The Cure at Glastonbury, review: A reminder that the world's greatest glories will always belong to weirdos
If Robert Smith once sounded wounded, time has lent him the sinister air of an avenging spirit, ready to reap vengeance through the medium of clingy boyfriend bangers
With an air of inevitability, The Cure presided over the Pyramid Stage for the first time since 1995, unleashing a perfect set that will be remembered as the bookend to a legendary career.
It’s a poignant setting for a band that first headlined back in 1986. In their ascendency, the Crawley group seemed fated to become post-punky upstarts or funereal doomsayers. That they emerged as emperors of goth and pop, and now stand as great British eccentrics, is testament to their remarkable vision. Their show on Sunday night illustrates the breadth of feeling that can be experienced in a single human life.
True to type, Robert Smith wanders on-stage at showtime head to toe in black, with panda eyes and crispy seaweed hair. He has appeared before the lights even dim, as if lost on his way back to the cemetery. Fans nudge friends as they spot his ambling figure, preparing to start the show. We laugh before we cry.
Starting with “Plainsong”, the opening section is a transcendent mush largely composed of Disintegration tracks, full of waterfall reverb and basslines that breach an alternate dimension. If Smith once sounded wounded, time has lent him the sinister air of an avenging spirit, ready to reap vengeance through the medium of clingy boyfriend bangers.
It all sounds exquisite. The pitfalls of ageing rock bands never really applied to The Cure, their music a timeless wash and their frontman sounding, even at a sprightly 21, as if he were hovering by death’s door. But at this epic scale, backdropped by a setting Glastonbury sun, they sound otherworldly. The horizon swallows the last sunlight under the Armageddon squall of “Burn”, and it seems inconsequential whether it ever comes up again.
To my right, Radiohead’s Ed O’Brien goes wild in the sort of trilby and overcoat combo usually favoured by 19th-century occultists. Moments of magic come in waves: the deferred ecstasy of “Just Like Heaven”’s “run away with you” chorus, the way “A Forest” conjures a gorgeous dread you could sleep inside, before “Shake Dog Shake” shatters its reverie with diabolical thunder. But it’s in the finale – after Smith has taken “two minutes to put my pop head back on” – that all the pieces click.
“I’ve been here over the weekend,” he says on his return. “It’s just hot and f***ing excellent.
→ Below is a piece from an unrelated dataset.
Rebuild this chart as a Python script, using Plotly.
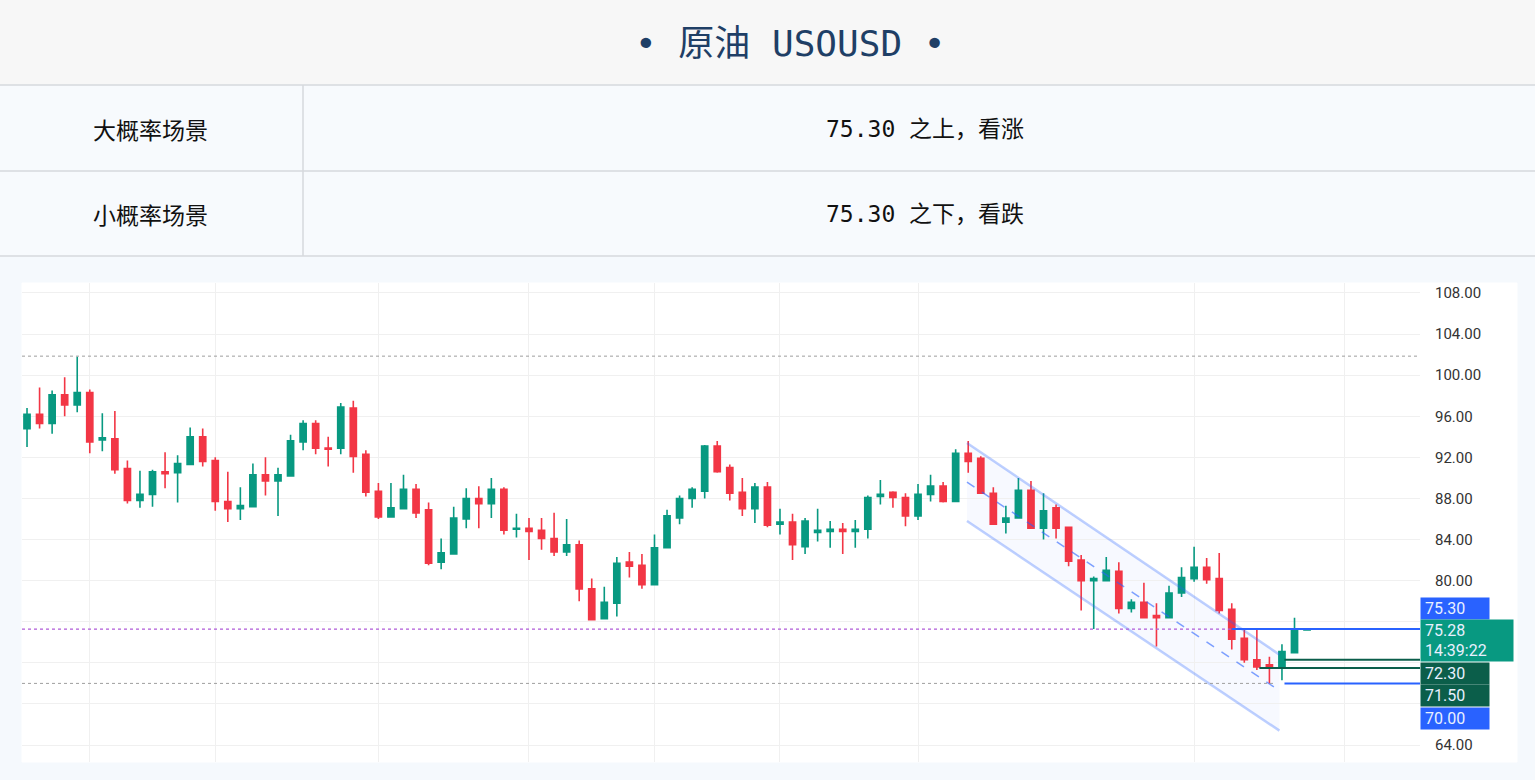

It’s just weird to be part of it. What we do on stage is difficult to translate into this. Hang on. It isn’t. The next half-hour is Glastonbury.” If he had his bearings, he might accurately have said: the next half hour is Glastonbury history.
In a climax that sweeps from “Lullaby” to “Friday I’m in Love”, “Close to Me” to “Why Can’t I Be You”, Smith lets loose: vogues and scats during “Close to Me”, hobbles around and scrunches his face. It’s a strange and mesmerising spectacle that reminds us, before we head back to reality, that the world’s greatest glories will always belong to the weirdos.